_Directions_
Take the material below and retype it in full; pictures are left out.

>> START

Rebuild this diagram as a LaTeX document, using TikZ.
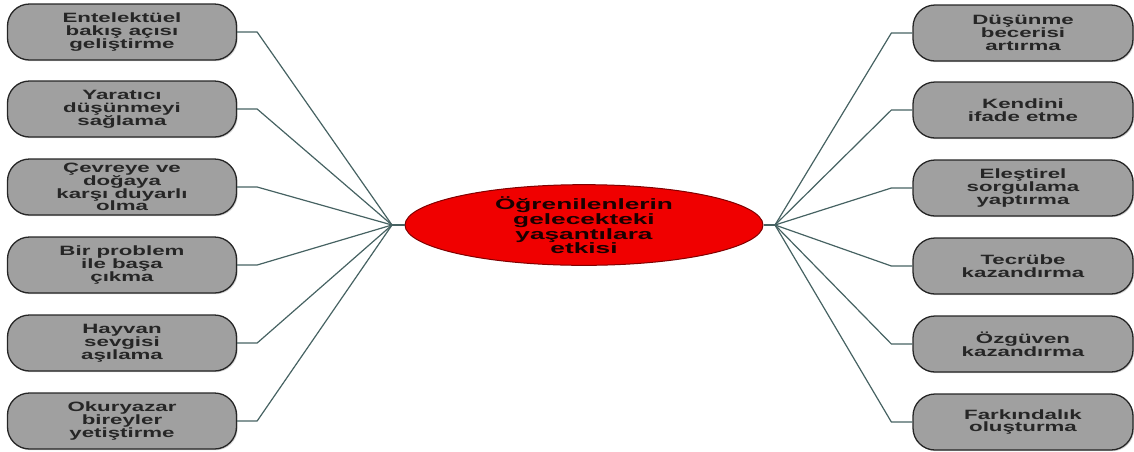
\documentclass[tikz,border=0pt]{standalone}
\usepackage{fontspec}
\newfontfamily\boxfont{Liberation Sans}[FakeStretch=1.65]
\newfontfamily\hubfont{Liberation Sans}[FakeStretch=1.75]
\usetikzlibrary{shapes.geometric,shadows}
\definecolor{linkgray}{RGB}{70,98,98}
\definecolor{boxgray}{RGB}{160,160,160}
\definecolor{hubred}{RGB}{240,0,0}
\tikzset{>=latex,
    item/.style = {draw = black!85, line width = 1.3pt, fill = boxgray, rounded corners = 22pt,
        minimum height = 56pt, inner sep = 0pt, align = center, text = black!85,
        font = \boxfont\bfseries\fontsize{13.5}{12.8}\selectfont,
        drop shadow = {shadow xshift = 1.2pt, shadow yshift = -1.2pt, opacity = 0.35}},
    leftitem/.style = {item, minimum width = 229pt},
    rightitem/.style = {item, minimum width = 220pt},
    hub/.style = {ellipse, draw = red!50!black, line width = 1pt, fill = hubred,
        minimum width = 358pt, minimum height = 76pt, inner sep = 0pt, align = center,
        font = \hubfont\bfseries\fontsize{15}{14}\selectfont, text = black!90!red},
    link/.style = {draw = linkgray, line width = 1.2pt}
}

\begin{document}
\begin{tikzpicture}[x = 1pt, y = -1pt, line join = round]
    \useasboundingbox (0,0) rectangle (1134,451);

    \node[hub] (hub) at (584,225) {Öğrenilenlerin\\gelecekteki\\yaşantılara\\etkisi};
    \coordinate (ljoin) at (392,225);
    \coordinate (rjoin) at (775,225);

    % left side
    \node[leftitem] (l1) at (122,32) {Entelektüel\\bakış açısı\\geliştirme};
    \node[leftitem] (l2) at (122,109) {Yaratıcı\\düşünmeyi\\sağlama};
    \node[leftitem] (l3) at (122,187) {Çevreye ve\\doğaya\\karşı duyarlı\\olma};
    \node[leftitem] (l4) at (122,265) {Bir problem\\ile başa\\çıkma};
    \node[leftitem] (l5) at (122,343) {Hayvan\\sevgisi\\aşılama};
    \node[leftitem] (l6) at (122,421) {Okuryazar\\bireyler\\yetiştirme};

    % right side
    \node[rightitem] (r1) at (1023,33) {Düşünme\\becerisi\\artırma};
    \node[rightitem] (r2) at (1023,110) {Kendini\\ifade etme};
    \node[rightitem] (r3) at (1023,188) {Eleştirel\\sorgulama\\yaptırma};
    \node[rightitem] (r4) at (1023,266) {Tecrübe\\kazandırma};
    \node[rightitem] (r5) at (1023,344) {Özgüven\\kazandırma};
    \node[rightitem] (r6) at (1023,422) {Farkındalık\\oluşturma};

    \draw[link] (ljoin) -- (hub.west);
    \draw[link] (hub.east) -- (rjoin);
    \foreach \n in {l1,l2,l3,l4,l5,l6}
        \draw[link] (\n.east) -- ++(20,0) -- (ljoin);
    \foreach \n in {r1,r2,r3,r4,r5,r6}
        \draw[link] (\n.west) -- ++(-21,0) -- (rjoin);

\end{tikzpicture}
\end{document}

>> END

_Task response_
Rebuild this diagram as a LaTeX document, using TikZ.
\documentclass[tikz,border=0pt]{standalone}
\usepackage{fontspec}
\newfontfamily\boxfont{Liberation Sans}[FakeStretch=1.65]
\newfontfamily\hubfont{Liberation Sans}[FakeStretch=1.75]
\usetikzlibrary{shapes.geometric,shadows}
\definecolor{linkgray}{RGB}{70,98,98}
\definecolor{boxgray}{RGB}{160,160,160}
\definecolor{hubred}{RGB}{240,0,0}
\tikzset{>=latex,
    item/.style = {draw = black!85, line width = 1.3pt, fill = boxgray, rounded corners = 22pt,
        minimum height = 56pt, inner sep = 0pt, align = center, text = black!85,
        font = \boxfont\bfseries\fontsize{13.5}{12.8}\selectfont,
        drop shadow = {shadow xshift = 1.2pt, shadow yshift = -1.2pt, opacity = 0.35}},
    leftitem/.style = {item, minimum width = 229pt},
    rightitem/.style = {item, minimum width = 220pt},
    hub/.style = {ellipse, draw = red!50!black, line width = 1pt, fill = hubred,
        minimum width = 358pt, minimum height = 76pt, inner sep = 0pt, align = center,
        font = \hubfont\bfseries\fontsize{15}{14}\selectfont, text = black!90!red},
    link/.style = {draw = linkgray, line width = 1.2pt}
}

\begin{document}
\begin{tikzpicture}[x = 1pt, y = -1pt, line join = round]
    \useasboundingbox (0,0) rectangle (1134,451);

    \node[hub] (hub) at (584,225) {Öğrenilenlerin\\gelecekteki\\yaşantılara\\etkisi};
    \coordinate (ljoin) at (392,225);
    \coordinate (rjoin) at (775,225);

    % left side
    \node[leftitem] (l1) at (122,32) {Entelektüel\\bakış açısı\\geliştirme};
    \node[leftitem] (l2) at (122,109) {Yaratıcı\\düşünmeyi\\sağlama};
    \node[leftitem] (l3) at (122,187) {Çevreye ve\\doğaya\\karşı duyarlı\\olma};
    \node[leftitem] (l4) at (122,265) {Bir problem\\ile başa\\çıkma};
    \node[leftitem] (l5) at (122,343) {Hayvan\\sevgisi\\aşılama};
    \node[leftitem] (l6) at (122,421) {Okuryazar\\bireyler\\yetiştirme};

    % right side
    \node[rightitem] (r1) at (1023,33) {Düşünme\\becerisi\\artırma};
    \node[rightitem] (r2) at (1023,110) {Kendini\\ifade etme};
    \node[rightitem] (r3) at (1023,188) {Eleştirel\\sorgulama\\yaptırma};
    \node[rightitem] (r4) at (1023,266) {Tecrübe\\kazandırma};
    \node[rightitem] (r5) at (1023,344) {Özgüven\\kazandırma};
    \node[rightitem] (r6) at (1023,422) {Farkındalık\\oluşturma};

    \draw[link] (ljoin) -- (hub.west);
    \draw[link] (hub.east) -- (rjoin);
    \foreach \n in {l1,l2,l3,l4,l5,l6}
        \draw[link] (\n.east) -- ++(20,0) -- (ljoin);
    \foreach \n in {r1,r2,r3,r4,r5,r6}
        \draw[link] (\n.west) -- ++(-21,0) -- (rjoin);

\end{tikzpicture}
\end{document}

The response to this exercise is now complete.